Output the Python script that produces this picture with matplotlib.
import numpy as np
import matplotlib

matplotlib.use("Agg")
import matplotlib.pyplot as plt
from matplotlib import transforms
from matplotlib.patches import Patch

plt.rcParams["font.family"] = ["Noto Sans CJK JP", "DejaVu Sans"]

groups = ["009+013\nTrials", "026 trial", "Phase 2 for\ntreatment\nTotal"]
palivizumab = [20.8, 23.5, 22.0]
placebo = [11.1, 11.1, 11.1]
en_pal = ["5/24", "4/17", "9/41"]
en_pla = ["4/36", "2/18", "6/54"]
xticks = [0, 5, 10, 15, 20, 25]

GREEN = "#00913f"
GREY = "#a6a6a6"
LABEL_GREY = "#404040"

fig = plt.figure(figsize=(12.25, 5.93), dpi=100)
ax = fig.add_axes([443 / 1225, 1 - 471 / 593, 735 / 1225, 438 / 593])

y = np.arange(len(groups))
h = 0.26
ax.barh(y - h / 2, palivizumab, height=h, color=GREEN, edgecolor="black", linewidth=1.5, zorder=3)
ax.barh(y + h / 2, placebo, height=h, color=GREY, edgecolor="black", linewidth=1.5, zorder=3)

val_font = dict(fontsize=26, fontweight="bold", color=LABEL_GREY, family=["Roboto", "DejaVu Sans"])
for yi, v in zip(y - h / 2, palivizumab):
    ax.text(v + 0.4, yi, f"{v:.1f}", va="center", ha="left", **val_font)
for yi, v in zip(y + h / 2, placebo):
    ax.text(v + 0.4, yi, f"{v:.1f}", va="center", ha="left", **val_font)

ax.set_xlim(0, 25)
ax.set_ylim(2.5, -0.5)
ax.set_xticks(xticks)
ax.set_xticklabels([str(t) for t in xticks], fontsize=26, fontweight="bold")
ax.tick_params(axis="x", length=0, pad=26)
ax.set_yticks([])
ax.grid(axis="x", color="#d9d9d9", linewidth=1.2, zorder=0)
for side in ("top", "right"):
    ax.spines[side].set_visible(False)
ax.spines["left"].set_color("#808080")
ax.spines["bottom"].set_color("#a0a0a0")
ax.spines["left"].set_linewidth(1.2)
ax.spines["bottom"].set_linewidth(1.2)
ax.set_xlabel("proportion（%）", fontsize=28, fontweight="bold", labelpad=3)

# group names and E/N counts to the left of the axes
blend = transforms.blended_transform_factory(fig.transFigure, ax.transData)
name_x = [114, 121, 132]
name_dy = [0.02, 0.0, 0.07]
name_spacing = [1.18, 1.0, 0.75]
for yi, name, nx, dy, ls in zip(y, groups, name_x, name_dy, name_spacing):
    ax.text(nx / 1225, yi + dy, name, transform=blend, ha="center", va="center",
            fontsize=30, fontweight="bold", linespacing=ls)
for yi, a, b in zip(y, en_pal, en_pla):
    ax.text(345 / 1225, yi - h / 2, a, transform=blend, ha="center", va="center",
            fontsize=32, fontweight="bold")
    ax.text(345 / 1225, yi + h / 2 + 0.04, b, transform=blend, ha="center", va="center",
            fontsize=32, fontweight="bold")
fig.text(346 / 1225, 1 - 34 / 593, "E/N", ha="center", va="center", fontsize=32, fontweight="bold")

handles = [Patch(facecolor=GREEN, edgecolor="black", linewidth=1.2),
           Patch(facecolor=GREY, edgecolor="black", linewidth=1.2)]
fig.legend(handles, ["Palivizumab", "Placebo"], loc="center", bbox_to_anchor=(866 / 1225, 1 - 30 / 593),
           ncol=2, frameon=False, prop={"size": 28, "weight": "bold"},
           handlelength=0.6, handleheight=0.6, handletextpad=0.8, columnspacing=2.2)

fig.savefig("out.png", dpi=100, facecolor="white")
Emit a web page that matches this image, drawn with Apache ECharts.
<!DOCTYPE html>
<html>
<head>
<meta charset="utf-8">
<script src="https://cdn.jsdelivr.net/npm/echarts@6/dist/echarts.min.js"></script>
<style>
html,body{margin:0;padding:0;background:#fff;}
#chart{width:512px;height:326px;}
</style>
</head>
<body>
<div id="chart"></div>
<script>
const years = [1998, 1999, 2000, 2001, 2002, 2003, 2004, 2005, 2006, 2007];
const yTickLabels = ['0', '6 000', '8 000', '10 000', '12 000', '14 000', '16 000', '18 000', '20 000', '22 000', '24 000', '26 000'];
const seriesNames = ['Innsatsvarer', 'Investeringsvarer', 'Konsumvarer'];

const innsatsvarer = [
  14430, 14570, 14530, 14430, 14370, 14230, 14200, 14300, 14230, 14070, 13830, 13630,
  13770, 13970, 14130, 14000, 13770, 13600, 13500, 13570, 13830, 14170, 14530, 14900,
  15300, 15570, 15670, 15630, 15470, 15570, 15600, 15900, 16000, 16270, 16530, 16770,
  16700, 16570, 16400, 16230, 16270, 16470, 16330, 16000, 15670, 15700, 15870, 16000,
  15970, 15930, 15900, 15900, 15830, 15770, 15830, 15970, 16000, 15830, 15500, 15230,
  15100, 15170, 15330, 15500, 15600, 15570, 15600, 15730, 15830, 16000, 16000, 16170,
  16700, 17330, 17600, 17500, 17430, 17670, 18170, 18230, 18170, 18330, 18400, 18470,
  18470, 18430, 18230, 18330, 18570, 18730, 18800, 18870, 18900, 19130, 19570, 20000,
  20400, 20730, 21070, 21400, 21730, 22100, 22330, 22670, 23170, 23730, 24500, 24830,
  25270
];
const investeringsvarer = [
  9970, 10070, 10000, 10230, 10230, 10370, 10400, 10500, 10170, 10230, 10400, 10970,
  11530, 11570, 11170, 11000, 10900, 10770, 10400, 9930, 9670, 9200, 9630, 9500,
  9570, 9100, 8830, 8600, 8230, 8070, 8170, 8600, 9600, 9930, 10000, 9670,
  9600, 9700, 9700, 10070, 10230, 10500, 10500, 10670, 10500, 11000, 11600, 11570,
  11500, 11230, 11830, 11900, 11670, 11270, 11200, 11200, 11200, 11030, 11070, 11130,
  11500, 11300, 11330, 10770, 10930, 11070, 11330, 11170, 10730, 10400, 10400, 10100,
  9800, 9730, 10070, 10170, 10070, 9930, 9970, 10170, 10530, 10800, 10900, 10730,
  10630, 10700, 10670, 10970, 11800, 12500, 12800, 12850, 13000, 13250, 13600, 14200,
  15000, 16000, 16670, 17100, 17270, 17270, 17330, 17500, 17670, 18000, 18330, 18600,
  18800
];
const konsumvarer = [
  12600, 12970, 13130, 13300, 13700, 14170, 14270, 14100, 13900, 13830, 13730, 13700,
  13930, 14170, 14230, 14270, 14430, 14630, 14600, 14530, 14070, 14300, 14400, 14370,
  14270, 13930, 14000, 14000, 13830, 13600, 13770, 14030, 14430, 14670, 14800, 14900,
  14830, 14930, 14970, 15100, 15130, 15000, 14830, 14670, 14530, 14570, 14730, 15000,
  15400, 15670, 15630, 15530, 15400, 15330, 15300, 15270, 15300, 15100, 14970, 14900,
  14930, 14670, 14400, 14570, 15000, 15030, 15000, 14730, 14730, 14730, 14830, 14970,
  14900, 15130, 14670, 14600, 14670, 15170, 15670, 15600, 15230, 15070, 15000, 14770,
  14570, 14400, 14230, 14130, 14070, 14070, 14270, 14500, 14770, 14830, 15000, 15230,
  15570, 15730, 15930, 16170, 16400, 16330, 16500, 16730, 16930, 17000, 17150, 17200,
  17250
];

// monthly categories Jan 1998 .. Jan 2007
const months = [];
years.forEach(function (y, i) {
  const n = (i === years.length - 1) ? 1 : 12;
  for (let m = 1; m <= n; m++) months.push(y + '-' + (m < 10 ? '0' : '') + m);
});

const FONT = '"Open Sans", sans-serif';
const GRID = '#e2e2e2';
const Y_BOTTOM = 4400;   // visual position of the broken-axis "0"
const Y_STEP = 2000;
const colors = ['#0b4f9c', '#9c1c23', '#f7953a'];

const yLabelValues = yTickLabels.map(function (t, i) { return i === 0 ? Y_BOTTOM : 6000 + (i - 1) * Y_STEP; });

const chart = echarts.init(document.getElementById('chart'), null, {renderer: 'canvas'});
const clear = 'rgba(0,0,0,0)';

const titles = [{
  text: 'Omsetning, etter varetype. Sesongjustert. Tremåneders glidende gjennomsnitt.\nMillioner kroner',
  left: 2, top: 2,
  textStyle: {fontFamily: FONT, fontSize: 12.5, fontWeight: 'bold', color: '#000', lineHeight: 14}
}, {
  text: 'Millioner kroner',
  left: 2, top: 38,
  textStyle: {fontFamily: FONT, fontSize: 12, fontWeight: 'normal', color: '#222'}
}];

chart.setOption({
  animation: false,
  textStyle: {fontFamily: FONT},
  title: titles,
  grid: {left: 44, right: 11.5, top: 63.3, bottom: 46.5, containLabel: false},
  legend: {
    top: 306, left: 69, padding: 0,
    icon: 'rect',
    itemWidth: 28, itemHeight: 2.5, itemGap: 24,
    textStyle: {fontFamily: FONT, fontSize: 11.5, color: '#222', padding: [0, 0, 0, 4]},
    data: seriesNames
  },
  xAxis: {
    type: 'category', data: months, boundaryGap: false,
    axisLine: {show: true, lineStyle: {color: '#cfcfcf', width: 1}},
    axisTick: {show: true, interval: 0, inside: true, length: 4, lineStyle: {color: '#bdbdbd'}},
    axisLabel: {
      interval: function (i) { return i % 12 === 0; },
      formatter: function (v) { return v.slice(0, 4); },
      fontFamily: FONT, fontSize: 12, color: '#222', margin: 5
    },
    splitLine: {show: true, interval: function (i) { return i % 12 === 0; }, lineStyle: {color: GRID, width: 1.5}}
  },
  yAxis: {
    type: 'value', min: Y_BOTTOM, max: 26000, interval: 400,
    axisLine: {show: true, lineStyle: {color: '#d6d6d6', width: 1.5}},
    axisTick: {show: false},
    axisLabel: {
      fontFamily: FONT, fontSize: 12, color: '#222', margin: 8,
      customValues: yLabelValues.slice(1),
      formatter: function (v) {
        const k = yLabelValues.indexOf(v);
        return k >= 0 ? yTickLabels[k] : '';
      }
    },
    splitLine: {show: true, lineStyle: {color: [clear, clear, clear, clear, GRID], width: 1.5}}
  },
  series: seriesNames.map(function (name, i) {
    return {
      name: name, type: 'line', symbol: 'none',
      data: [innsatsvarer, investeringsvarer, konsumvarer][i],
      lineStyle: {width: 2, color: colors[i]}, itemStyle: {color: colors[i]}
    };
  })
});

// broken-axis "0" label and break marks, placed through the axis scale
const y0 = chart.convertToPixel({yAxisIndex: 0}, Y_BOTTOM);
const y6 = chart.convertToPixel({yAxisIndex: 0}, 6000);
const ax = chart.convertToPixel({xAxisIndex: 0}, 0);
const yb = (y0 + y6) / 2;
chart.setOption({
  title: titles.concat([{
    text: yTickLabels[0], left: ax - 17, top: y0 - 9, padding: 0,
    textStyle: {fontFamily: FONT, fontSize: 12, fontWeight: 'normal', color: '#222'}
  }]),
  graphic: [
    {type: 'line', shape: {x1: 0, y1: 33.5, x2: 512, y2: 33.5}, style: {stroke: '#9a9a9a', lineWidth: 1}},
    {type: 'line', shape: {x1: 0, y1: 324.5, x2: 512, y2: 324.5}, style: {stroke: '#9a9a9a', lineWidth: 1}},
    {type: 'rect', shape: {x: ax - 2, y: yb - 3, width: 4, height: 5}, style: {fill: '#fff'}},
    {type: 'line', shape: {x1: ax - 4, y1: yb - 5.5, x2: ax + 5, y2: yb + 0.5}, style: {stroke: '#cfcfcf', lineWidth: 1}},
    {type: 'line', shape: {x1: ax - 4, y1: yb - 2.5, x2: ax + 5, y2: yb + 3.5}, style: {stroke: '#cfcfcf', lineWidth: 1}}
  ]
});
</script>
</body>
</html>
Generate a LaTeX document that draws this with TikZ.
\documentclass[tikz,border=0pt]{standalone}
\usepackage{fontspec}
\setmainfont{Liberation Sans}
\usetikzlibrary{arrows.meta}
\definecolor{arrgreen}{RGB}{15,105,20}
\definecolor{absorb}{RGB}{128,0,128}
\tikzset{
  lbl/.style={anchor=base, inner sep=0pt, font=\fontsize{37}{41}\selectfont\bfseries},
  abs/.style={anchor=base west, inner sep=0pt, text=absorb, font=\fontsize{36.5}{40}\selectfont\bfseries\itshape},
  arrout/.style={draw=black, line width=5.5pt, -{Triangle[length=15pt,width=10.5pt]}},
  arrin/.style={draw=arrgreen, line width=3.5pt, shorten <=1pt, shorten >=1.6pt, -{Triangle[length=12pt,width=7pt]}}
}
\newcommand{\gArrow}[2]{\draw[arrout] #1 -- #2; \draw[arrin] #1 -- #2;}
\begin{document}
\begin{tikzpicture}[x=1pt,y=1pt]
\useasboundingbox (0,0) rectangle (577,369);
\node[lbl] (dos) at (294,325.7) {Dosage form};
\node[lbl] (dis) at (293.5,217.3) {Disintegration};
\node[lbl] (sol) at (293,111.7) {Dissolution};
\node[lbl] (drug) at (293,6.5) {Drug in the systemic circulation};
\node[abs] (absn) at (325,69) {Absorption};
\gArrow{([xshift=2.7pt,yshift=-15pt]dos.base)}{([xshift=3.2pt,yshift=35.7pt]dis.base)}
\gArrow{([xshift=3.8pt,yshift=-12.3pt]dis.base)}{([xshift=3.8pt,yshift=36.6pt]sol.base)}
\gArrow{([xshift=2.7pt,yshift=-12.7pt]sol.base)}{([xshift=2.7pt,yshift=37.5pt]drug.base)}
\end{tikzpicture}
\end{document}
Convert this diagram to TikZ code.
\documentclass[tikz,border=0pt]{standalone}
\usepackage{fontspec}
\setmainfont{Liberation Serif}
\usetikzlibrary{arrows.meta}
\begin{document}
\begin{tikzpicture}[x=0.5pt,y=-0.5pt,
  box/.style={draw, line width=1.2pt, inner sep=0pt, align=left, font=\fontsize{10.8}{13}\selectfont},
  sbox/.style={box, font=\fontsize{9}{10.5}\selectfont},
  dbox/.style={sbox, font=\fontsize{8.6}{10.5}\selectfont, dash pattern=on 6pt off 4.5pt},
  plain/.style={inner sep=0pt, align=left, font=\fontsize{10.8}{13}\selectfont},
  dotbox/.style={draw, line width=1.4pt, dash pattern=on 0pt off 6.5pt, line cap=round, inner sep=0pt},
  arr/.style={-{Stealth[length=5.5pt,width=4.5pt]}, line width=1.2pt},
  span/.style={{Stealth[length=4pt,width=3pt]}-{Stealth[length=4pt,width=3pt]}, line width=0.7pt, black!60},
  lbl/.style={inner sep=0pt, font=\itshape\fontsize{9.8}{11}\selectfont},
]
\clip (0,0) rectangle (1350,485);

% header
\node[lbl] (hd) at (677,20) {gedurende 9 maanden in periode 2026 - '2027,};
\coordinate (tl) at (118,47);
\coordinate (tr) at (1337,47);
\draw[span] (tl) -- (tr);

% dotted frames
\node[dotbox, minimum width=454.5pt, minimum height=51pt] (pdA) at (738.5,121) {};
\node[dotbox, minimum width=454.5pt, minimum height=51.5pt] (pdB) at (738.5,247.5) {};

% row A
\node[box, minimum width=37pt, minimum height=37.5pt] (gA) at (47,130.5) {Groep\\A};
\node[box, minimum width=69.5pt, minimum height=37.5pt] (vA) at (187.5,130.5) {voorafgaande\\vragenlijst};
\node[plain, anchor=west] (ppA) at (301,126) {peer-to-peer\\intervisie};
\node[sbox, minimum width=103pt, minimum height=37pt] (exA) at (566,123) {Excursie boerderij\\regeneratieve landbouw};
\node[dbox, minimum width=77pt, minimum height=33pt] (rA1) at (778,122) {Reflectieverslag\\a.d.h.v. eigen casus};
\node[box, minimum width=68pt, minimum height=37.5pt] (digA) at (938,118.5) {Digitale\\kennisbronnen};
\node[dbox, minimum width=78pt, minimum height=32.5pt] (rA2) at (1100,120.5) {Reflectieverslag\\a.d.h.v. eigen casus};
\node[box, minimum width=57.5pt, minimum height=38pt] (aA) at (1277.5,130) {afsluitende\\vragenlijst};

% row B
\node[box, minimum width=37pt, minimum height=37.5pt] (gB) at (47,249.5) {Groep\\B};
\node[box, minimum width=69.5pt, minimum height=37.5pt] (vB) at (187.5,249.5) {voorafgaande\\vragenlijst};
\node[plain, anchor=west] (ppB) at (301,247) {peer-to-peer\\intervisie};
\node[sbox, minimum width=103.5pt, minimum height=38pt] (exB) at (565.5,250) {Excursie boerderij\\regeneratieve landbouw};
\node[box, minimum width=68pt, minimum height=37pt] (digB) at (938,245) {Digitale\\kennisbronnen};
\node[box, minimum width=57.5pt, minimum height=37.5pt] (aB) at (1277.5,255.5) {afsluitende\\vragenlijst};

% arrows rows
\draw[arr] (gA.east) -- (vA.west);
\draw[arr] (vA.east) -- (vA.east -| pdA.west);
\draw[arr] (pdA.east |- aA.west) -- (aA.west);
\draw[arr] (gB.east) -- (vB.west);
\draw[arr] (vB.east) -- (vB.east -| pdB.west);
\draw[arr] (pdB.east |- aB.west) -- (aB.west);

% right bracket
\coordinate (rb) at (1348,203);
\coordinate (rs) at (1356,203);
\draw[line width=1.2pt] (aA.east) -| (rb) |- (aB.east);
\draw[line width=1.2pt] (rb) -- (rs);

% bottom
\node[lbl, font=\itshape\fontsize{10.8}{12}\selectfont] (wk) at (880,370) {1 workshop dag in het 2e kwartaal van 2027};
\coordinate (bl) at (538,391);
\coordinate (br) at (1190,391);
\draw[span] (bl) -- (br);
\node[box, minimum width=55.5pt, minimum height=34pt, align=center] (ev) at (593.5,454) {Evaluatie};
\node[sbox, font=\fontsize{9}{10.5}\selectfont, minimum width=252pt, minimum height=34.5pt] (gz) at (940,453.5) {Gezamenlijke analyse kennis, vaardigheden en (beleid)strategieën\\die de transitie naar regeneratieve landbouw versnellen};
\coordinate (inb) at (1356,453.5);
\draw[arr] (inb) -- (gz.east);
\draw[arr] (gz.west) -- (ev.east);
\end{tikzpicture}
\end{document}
* * * * *
Task instructions ->
The required output is the exact run of lines from the beginning of the listing above to the line that contains "xticks = [0, 5, 10, 15, 20, 25]", inclusive of both.

Task solution ->
Output the Python script that produces this picture with matplotlib.
import numpy as np
import matplotlib

matplotlib.use("Agg")
import matplotlib.pyplot as plt
from matplotlib import transforms
from matplotlib.patches import Patch

plt.rcParams["font.family"] = ["Noto Sans CJK JP", "DejaVu Sans"]

groups = ["009+013\nTrials", "026 trial", "Phase 2 for\ntreatment\nTotal"]
palivizumab = [20.8, 23.5, 22.0]
placebo = [11.1, 11.1, 11.1]
en_pal = ["5/24", "4/17", "9/41"]
en_pla = ["4/36", "2/18", "6/54"]
xticks = [0, 5, 10, 15, 20, 25]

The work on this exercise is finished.